Introducing a New Calculator to Evaluate Gas and Coal Emissions

To compare gas and coal life-cycle emissions, decision makers need to account for site-specific inputs. Our new calculator guides users to evaluate specific gas and coal resources and operations worldwide to determine their emissions parity.

EXPLORE THE CALCULATOR HERE

Two different scenarios are presented below to showcase different shorter-term results, using 20-year global warming potentials. First, we compare West Virginia coal and gas operations and find that if the state’s gas systems’ methane leakage rate is at 1.4 percent, their emissions are on par with West Virginia coal.

Plot of Varying West Virginia Gas Leakage Rates Compared to West Virginia Coal System Life-cycle GHGs

Source: Gas vs. Coal Calculator.

In the second case, we compare Texas Permian liquefied natural gas exported to China to replace coal mined in Liaoning Province. Given this resource’s high sulfur content and the nation’s relatively low scrubber efficiency, if the Permian gas China imports has a methane leakage rate of just 0.2 percent, there is no near-term greenhouse gas (GHG) emissions benefit for making this substitution. As such, it is critical that Permian gas be essentially leak free if its substitution for Liaoning coal is to provide climate benefits.

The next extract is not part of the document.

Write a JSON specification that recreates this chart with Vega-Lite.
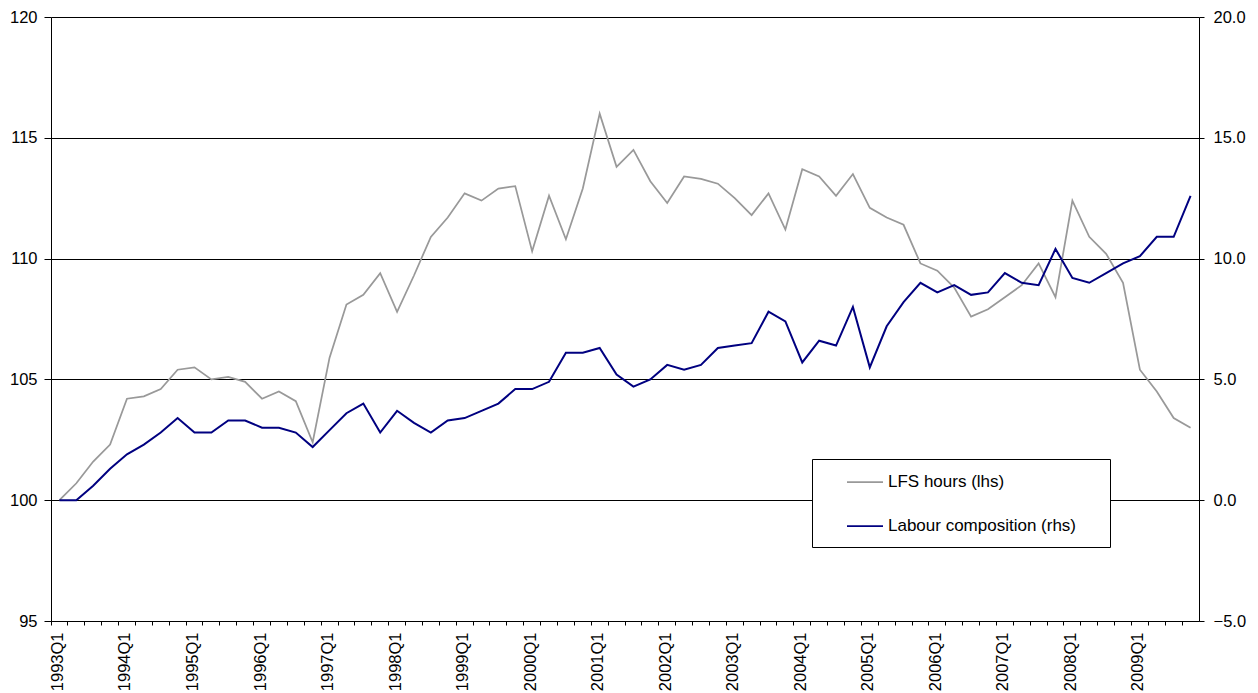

Solving the Methane Problem

Atmospheric GHG concentrations are rising faster than during any other time in recorded history. Between 2020 and 2022, scientists observed record annual increases in methane levels. The climate is rapidly changing and leaking methane is making the situation even worse.

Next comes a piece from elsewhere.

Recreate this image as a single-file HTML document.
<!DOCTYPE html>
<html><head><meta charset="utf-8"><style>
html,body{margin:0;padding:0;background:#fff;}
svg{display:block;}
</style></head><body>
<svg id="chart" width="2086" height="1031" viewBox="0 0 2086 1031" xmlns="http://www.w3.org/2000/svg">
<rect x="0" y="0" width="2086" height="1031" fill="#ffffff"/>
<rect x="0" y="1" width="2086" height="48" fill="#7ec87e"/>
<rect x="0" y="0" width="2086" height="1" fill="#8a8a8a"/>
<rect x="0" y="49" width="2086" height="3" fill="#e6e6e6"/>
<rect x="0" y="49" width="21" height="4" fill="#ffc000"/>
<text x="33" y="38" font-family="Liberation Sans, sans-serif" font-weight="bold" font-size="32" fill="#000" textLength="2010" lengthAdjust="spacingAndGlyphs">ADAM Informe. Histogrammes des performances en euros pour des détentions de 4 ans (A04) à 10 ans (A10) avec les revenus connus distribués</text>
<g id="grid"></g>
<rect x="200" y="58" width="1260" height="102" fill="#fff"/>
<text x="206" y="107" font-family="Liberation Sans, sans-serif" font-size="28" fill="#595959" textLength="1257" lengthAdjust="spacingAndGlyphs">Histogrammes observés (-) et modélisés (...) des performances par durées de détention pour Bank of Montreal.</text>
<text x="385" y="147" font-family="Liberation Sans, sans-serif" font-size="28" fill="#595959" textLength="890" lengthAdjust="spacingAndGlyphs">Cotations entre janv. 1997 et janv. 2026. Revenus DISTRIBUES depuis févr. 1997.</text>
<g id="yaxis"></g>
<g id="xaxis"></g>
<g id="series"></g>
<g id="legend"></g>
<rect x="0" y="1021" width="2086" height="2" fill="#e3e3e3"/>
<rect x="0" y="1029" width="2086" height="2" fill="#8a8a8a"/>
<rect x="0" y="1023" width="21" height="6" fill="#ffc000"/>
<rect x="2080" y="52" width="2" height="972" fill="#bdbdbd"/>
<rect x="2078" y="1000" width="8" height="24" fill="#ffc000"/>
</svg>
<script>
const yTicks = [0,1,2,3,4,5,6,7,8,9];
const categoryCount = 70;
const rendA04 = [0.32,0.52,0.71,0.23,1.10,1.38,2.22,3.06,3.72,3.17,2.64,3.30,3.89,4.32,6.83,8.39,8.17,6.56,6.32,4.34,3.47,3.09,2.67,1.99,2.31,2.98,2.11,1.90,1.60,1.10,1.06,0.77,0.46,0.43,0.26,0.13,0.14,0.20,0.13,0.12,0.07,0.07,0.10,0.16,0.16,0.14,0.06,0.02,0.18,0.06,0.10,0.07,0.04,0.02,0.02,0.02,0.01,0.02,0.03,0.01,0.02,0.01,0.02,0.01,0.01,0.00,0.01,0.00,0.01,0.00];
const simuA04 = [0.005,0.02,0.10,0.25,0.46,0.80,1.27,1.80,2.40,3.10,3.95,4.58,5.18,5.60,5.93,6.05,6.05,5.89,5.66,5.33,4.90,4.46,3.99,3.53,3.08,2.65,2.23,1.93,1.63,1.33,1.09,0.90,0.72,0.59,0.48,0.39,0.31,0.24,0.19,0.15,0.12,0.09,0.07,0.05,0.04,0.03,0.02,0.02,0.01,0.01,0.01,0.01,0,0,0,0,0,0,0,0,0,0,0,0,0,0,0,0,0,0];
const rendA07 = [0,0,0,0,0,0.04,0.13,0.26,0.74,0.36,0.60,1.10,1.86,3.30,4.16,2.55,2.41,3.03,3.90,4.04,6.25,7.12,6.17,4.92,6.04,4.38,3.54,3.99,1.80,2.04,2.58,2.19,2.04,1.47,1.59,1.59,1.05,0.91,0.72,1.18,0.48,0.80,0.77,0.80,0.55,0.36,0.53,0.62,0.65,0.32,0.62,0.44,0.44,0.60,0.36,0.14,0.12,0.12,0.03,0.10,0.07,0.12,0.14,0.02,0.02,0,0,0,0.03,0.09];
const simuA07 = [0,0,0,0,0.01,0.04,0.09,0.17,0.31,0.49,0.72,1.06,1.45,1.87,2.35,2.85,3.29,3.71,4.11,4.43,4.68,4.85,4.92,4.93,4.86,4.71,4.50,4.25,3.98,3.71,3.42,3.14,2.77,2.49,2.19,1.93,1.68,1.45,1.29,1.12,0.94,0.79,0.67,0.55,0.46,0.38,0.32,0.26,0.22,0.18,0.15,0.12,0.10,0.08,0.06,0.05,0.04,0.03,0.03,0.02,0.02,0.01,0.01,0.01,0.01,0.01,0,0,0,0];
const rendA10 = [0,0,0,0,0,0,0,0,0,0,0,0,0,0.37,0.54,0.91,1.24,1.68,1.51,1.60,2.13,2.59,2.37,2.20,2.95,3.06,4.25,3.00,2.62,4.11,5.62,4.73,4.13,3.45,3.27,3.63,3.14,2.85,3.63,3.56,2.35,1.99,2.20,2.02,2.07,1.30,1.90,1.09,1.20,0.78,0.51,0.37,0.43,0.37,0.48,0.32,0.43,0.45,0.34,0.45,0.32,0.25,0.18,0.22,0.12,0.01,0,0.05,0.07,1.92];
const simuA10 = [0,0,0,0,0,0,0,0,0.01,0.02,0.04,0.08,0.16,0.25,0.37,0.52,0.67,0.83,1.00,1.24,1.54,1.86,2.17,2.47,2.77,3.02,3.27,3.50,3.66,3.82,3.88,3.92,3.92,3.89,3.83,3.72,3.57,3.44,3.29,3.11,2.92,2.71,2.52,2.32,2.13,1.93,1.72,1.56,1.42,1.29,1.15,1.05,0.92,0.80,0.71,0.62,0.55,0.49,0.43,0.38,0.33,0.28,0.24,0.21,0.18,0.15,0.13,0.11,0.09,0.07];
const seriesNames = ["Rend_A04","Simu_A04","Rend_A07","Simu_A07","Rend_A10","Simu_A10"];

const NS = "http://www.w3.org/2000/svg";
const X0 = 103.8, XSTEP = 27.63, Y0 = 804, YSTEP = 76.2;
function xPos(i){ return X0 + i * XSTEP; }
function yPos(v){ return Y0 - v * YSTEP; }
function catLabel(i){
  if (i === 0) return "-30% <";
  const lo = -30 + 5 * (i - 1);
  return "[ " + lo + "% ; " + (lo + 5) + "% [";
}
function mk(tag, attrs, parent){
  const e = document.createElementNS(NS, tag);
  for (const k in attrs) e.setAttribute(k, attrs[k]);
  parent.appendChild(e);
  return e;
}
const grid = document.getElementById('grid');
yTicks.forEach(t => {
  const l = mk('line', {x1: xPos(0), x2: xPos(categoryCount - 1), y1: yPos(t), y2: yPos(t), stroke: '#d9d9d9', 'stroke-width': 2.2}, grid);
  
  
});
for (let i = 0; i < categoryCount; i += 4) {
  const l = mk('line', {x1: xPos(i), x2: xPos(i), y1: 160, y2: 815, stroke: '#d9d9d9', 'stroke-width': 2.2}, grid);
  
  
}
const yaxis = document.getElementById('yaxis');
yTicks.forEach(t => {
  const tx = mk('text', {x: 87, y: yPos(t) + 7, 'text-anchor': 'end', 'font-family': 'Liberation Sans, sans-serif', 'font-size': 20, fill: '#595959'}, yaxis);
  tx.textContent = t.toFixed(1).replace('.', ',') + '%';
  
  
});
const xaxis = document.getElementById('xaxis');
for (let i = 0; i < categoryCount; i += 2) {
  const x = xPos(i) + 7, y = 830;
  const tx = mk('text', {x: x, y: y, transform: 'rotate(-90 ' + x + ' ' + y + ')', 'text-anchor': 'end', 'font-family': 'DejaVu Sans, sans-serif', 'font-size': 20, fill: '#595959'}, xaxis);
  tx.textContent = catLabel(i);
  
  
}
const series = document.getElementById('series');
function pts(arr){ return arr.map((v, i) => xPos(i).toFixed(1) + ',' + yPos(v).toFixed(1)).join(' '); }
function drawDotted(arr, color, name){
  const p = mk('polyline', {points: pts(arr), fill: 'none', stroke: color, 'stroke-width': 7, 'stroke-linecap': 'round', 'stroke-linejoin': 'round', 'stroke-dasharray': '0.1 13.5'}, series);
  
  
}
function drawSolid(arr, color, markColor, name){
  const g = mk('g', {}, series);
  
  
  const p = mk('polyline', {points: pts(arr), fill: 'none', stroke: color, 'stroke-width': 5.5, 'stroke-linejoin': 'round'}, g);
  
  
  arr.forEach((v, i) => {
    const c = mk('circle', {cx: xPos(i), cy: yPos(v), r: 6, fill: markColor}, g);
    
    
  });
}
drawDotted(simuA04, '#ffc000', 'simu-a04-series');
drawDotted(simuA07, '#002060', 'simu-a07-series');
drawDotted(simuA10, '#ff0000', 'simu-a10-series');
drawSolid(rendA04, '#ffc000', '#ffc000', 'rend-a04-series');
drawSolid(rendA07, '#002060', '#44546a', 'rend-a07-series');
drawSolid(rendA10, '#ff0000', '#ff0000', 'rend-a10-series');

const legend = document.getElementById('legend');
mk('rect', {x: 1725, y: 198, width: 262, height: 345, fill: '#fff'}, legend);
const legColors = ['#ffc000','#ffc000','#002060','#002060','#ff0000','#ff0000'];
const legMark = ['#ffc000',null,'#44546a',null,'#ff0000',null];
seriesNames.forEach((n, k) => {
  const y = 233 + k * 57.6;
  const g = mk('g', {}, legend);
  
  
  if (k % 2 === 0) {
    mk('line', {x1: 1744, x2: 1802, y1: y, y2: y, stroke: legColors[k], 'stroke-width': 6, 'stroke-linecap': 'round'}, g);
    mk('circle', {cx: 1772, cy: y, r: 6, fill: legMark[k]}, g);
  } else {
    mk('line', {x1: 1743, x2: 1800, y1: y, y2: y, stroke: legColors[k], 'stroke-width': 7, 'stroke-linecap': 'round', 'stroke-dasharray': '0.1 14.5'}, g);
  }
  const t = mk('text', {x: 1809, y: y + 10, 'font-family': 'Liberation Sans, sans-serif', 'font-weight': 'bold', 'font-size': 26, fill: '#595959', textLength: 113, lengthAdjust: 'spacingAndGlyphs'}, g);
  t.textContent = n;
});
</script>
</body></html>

If natural gas (and oil) is in the energy mix, methane leaks can happen at anytime, anywhere. Methane is estimated to be responsible for one-half of the oil and gas sector’s GHG emissions.

One simple solution to reducing the ongoing risks of methane leakage is to correct the misconception that natural gas is necessarily “cleaner” than coal to generate electricity — or any other energy usage. Emissions-free electricity generation from wind and solar is already economically more attractive than gas power and does not carry the additional climate burden of methane leakage that can push gas power emissions much higher than those from coal plants.

Beyond that, to the extent natural gas remains a part of the energy mix, it will take technology, regulations, and market mechanisms to make methane visible and stop leakage. Fortunately, these solutions are at the ready. The International Energy Agency finds that tackling methane emissions is the single most important measure for oil and gas operators that contributes to an overall 60 percent reduction in emissions from the sector by 2030.

Policy and market opportunities — such as a public methane data center, an extended methane fee in the US Inflation Reduction Act, and buyers alliances for the procurement of low methane certified gas — can provide rapid methane mitigation benefits as we also work to reduce carbon dioxide that has built up in the atmosphere over the past century.

As climate catastrophes continue to occur, all eyes are on mitigating the super-pollutant, methane. If methane leakage puts gas life-cycle emissions on par with coal, its substitution will have negative climate consequences in this decisive decade. To reduce today’s climate risks, decision makers need to avoid energy tradeoffs with unintended negative consequences. We have the technology and know-how to fix methane leakage now. It’s time to act.